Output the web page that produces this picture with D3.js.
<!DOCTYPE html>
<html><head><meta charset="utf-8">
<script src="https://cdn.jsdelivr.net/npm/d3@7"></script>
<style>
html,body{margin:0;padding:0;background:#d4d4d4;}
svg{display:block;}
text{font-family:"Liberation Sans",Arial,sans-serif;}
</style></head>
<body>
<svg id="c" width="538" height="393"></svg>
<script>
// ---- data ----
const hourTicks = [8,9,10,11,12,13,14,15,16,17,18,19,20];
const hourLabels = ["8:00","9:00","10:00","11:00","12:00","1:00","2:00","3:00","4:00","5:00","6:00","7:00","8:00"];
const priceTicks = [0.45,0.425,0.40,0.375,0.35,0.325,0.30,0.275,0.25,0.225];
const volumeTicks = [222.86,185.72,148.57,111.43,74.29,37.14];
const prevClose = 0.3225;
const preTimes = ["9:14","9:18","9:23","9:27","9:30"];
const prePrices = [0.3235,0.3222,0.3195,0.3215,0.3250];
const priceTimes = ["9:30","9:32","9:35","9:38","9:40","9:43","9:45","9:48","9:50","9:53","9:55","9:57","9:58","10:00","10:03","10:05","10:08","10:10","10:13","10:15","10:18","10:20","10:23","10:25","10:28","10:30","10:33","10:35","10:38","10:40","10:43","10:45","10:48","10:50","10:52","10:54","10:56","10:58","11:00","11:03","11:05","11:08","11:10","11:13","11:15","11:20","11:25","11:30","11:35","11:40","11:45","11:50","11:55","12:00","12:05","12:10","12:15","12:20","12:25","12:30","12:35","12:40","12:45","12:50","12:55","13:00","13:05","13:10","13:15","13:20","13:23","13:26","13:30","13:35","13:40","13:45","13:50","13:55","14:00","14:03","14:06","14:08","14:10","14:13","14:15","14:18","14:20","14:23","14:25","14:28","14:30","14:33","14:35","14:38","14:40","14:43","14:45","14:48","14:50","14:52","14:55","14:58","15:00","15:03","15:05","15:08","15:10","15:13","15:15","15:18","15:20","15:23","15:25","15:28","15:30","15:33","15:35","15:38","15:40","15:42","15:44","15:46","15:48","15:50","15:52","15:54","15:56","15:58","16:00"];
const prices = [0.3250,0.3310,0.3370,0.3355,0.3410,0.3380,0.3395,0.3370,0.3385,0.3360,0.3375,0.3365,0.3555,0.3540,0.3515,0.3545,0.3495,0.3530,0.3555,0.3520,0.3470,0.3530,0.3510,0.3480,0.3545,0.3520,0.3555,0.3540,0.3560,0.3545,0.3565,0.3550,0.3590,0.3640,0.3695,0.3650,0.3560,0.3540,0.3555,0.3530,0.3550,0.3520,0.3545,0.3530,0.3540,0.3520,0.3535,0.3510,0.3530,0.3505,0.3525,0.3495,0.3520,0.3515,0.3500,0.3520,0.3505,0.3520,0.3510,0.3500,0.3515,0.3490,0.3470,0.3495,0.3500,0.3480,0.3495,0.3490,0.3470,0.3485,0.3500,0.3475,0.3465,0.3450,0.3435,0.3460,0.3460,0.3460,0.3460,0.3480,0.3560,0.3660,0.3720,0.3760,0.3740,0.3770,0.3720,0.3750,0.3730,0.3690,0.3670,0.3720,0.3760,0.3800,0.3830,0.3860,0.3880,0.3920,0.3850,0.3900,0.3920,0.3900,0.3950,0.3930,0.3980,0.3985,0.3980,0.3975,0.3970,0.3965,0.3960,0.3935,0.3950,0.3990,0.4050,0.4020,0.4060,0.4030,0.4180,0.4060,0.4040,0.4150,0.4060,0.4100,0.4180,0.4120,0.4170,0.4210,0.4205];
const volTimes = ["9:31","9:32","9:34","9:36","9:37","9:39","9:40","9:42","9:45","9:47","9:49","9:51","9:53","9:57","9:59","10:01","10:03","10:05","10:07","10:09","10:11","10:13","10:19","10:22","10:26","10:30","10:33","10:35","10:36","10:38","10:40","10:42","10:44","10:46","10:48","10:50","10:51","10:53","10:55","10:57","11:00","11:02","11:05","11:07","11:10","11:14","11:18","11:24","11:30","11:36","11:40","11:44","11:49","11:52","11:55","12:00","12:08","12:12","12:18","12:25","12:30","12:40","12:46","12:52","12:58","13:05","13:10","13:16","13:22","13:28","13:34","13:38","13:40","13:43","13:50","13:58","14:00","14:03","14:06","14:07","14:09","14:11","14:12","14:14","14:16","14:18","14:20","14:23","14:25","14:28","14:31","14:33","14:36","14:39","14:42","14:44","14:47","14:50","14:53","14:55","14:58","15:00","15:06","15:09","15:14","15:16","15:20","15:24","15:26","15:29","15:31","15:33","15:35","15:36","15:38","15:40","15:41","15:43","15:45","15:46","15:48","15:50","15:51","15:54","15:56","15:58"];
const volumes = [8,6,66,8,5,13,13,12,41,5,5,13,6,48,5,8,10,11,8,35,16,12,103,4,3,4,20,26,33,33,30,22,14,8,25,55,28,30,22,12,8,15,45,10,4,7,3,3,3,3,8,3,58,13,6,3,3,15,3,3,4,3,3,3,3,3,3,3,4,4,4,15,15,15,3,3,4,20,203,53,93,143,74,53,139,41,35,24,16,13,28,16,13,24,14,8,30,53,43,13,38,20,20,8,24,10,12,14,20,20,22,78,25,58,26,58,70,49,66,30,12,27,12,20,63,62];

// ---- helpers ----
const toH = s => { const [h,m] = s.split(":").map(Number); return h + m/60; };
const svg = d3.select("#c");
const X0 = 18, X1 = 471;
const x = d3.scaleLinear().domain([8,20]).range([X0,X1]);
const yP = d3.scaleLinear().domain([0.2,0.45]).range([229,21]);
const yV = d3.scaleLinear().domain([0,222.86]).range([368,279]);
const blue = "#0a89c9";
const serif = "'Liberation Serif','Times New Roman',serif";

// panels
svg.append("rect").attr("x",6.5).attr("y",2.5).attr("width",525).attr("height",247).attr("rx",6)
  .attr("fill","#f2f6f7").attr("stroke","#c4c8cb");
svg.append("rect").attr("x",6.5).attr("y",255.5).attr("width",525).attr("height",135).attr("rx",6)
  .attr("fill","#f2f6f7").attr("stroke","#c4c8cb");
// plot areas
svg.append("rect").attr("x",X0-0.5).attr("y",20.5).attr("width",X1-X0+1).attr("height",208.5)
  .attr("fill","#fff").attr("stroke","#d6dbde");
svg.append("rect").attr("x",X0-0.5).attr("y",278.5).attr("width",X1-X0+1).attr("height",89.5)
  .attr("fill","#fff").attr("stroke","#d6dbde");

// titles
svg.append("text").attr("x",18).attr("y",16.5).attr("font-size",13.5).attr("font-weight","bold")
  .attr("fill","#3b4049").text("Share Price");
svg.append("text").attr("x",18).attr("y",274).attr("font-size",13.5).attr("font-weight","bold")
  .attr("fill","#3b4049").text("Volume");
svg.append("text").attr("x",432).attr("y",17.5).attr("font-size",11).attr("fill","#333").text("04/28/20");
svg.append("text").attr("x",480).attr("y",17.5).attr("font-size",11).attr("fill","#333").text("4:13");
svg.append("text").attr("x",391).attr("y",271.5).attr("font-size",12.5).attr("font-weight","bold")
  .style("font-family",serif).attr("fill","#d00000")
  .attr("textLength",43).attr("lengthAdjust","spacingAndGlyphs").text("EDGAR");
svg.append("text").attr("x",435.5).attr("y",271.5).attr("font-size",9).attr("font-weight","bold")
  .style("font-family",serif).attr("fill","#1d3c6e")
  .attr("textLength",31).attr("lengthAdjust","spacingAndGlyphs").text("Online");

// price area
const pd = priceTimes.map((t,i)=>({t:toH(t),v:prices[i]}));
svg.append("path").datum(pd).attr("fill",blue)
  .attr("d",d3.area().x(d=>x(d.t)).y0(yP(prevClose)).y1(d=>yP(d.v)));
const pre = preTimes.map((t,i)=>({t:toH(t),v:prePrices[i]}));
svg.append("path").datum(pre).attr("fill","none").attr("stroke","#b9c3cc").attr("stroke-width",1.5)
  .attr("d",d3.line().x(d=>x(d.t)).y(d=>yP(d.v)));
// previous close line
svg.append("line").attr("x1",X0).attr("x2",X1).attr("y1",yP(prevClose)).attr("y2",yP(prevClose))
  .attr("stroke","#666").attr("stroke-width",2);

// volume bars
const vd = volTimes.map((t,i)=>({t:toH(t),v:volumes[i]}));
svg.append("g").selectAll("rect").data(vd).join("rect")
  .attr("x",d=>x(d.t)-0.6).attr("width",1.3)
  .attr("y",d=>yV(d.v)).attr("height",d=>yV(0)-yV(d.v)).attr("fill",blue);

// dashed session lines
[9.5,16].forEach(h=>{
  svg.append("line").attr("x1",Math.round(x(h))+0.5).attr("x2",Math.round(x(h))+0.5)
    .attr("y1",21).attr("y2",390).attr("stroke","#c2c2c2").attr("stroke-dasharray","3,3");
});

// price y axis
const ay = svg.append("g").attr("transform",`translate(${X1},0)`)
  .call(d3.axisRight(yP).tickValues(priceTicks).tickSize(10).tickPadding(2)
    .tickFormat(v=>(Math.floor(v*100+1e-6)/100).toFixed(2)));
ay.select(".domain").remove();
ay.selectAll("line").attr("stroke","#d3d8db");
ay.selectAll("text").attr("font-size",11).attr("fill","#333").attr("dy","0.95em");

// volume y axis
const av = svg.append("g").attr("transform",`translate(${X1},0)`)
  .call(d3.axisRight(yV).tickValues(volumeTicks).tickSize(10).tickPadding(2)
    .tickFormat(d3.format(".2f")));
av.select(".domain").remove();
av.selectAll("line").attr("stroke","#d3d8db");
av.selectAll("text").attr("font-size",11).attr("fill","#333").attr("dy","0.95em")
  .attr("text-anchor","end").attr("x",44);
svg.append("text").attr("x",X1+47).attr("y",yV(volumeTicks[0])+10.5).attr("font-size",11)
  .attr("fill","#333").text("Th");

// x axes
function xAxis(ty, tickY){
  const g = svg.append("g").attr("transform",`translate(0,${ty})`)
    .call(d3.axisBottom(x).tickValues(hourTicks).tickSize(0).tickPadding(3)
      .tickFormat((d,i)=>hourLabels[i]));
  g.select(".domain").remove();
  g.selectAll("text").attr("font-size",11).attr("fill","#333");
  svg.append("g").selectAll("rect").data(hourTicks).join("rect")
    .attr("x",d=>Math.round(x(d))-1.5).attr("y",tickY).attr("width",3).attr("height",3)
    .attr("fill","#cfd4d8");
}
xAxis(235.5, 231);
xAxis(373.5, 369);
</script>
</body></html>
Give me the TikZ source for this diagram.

★ ★ ★ ★ ★ ★ ★

List all lines in the material containing the string "this".

## [EXPECTED ANSWER]
Output the web page that produces this picture with D3.js.
Give me the TikZ source for this diagram.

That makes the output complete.